Problem description — Work through the records below and tally every line containing "that". Reply with the total alone.

Records shown —

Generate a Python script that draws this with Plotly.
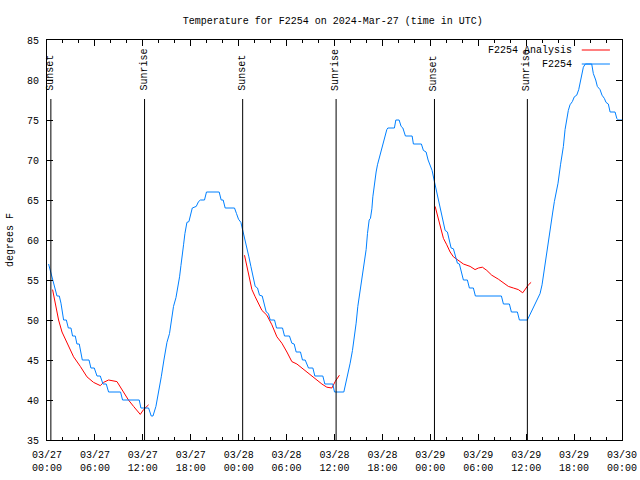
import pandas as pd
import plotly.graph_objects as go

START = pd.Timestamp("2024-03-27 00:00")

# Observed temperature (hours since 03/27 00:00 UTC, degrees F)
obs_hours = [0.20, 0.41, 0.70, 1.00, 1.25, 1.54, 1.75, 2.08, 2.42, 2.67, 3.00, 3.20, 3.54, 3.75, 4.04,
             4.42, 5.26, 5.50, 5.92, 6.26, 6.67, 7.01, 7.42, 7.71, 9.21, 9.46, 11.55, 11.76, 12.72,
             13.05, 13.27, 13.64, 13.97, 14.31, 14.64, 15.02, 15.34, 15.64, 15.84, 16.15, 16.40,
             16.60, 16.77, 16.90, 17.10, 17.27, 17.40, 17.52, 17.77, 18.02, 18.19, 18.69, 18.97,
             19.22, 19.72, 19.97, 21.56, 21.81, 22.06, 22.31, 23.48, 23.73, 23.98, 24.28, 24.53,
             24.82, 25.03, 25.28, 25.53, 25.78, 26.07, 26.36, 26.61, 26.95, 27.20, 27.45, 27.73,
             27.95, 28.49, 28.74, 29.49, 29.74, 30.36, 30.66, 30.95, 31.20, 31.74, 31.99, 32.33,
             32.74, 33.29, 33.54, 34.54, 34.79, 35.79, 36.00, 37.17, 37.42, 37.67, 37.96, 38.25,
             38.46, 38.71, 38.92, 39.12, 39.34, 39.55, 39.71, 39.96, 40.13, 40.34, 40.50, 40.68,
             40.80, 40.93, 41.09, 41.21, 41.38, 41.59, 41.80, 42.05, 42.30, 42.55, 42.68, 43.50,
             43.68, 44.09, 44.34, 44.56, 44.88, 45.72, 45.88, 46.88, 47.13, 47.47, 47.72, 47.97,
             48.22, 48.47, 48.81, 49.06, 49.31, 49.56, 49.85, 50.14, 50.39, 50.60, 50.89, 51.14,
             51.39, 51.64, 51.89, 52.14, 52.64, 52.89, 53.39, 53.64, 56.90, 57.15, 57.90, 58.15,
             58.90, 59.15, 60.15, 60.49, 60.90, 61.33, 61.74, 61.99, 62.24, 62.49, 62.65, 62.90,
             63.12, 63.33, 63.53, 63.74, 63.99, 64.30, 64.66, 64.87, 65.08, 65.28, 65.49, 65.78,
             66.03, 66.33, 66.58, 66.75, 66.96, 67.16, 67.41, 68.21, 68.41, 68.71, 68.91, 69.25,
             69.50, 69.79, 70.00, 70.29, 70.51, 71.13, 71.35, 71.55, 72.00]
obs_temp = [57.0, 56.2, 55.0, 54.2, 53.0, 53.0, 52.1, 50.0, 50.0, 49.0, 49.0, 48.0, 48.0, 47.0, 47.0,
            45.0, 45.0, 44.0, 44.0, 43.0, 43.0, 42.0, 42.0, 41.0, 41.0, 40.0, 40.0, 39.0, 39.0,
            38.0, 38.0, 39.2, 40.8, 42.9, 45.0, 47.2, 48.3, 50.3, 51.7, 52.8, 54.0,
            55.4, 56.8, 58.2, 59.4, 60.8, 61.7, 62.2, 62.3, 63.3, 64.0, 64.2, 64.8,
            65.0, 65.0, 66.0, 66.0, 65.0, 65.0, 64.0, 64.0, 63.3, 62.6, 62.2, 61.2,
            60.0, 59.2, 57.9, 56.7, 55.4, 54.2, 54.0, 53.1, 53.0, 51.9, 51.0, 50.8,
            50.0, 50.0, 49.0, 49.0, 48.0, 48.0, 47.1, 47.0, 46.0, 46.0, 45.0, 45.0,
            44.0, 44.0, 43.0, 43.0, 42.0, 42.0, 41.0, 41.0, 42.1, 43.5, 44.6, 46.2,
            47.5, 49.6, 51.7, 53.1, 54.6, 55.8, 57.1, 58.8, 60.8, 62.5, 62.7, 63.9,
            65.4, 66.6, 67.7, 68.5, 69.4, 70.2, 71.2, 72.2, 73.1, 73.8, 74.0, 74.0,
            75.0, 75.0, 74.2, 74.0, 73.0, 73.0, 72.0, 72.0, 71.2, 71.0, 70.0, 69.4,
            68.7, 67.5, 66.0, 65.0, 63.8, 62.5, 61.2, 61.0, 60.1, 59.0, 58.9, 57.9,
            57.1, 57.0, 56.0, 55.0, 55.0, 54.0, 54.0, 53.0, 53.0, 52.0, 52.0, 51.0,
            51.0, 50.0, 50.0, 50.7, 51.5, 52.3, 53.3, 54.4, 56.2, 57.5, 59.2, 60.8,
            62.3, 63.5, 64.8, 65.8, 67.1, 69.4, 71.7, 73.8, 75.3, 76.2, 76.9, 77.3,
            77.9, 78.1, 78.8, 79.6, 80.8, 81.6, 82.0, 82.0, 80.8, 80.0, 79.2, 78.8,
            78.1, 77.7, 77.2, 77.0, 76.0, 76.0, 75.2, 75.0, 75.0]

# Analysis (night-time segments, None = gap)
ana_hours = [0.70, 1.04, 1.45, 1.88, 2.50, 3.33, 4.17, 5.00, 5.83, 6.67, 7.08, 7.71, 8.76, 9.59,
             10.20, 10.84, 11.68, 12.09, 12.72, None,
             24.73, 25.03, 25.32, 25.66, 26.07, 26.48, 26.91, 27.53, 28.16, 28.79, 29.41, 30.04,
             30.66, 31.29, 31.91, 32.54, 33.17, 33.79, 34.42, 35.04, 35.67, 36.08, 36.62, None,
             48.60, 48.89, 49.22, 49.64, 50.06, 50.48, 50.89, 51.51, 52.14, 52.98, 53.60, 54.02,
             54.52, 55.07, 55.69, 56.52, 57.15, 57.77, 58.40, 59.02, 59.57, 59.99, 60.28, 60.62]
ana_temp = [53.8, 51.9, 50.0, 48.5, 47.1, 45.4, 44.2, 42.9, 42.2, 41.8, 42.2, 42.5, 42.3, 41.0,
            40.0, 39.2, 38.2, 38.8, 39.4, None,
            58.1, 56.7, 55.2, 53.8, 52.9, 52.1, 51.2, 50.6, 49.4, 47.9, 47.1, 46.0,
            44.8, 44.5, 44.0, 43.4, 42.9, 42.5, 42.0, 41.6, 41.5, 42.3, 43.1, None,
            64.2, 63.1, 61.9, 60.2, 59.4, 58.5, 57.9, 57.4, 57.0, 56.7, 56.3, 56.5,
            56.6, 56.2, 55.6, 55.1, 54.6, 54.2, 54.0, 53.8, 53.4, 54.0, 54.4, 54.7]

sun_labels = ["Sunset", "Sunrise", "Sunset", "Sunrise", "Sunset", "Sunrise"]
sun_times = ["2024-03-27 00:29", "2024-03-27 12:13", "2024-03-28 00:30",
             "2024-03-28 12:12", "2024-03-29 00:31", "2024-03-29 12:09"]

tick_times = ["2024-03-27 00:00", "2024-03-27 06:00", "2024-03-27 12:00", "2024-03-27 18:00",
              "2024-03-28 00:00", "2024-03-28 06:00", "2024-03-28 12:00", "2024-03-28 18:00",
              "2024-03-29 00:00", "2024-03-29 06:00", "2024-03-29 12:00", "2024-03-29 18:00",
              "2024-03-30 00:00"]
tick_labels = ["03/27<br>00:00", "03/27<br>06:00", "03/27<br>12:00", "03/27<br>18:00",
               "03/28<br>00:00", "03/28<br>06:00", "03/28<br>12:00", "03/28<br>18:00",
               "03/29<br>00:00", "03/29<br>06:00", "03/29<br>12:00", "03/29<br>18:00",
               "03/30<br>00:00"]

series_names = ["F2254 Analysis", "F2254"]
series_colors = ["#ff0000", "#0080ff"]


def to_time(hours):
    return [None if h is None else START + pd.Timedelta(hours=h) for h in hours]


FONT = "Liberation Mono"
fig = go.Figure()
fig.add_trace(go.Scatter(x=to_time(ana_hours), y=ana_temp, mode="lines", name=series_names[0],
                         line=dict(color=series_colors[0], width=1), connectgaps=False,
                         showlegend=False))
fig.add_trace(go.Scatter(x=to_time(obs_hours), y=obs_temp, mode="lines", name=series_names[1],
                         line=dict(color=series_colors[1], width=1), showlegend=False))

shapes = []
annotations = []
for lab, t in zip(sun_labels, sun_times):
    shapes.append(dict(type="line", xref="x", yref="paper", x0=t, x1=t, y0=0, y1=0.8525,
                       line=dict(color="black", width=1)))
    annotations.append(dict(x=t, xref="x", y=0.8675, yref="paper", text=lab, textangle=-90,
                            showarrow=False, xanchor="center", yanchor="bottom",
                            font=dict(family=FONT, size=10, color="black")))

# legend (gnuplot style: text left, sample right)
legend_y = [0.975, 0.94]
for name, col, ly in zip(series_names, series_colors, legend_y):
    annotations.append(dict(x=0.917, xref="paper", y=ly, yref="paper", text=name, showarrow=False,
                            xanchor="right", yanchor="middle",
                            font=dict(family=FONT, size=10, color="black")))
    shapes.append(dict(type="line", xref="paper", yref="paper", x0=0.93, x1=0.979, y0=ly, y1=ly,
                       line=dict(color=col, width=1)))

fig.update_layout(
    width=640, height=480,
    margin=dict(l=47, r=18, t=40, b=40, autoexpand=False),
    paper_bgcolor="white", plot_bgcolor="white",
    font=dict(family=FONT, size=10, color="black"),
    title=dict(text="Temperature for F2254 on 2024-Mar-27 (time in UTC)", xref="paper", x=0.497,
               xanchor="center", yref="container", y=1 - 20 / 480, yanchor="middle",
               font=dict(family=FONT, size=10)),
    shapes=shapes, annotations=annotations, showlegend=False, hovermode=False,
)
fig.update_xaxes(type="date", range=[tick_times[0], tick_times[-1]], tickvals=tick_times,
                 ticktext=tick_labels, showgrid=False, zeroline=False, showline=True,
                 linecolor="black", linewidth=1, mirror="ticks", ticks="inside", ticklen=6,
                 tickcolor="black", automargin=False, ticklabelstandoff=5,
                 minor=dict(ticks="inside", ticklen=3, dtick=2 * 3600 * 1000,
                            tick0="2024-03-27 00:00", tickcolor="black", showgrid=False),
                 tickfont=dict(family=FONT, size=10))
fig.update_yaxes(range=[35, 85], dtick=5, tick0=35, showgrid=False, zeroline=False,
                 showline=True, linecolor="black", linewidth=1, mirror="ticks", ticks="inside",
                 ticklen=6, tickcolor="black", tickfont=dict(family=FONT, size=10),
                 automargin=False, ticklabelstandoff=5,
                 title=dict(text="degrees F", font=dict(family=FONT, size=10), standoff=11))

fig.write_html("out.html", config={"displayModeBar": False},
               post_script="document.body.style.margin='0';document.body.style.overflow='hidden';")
==
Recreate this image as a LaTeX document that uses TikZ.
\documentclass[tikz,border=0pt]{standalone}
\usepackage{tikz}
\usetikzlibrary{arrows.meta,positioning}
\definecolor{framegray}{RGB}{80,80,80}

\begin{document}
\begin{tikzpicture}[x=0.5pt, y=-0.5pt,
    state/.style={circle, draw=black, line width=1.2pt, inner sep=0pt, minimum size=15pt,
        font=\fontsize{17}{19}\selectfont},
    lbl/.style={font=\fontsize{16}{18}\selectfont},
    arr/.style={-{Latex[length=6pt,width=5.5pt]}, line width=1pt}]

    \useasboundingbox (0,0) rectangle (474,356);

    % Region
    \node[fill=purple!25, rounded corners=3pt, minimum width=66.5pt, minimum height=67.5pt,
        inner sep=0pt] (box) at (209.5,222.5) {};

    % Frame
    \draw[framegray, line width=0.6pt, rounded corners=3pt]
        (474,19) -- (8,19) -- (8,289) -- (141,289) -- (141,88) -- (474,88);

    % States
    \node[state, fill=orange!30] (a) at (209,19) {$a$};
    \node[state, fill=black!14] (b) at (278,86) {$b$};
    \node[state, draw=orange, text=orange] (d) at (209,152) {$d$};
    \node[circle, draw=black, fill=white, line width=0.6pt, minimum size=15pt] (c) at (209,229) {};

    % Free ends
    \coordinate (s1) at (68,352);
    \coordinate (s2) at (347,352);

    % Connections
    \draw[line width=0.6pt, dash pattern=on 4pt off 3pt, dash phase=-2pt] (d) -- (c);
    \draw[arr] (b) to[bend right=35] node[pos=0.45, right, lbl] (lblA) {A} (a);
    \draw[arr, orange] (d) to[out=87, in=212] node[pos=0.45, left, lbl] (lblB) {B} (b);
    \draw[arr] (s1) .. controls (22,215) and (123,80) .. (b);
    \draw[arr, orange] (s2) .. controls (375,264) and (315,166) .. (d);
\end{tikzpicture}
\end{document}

Solution — 2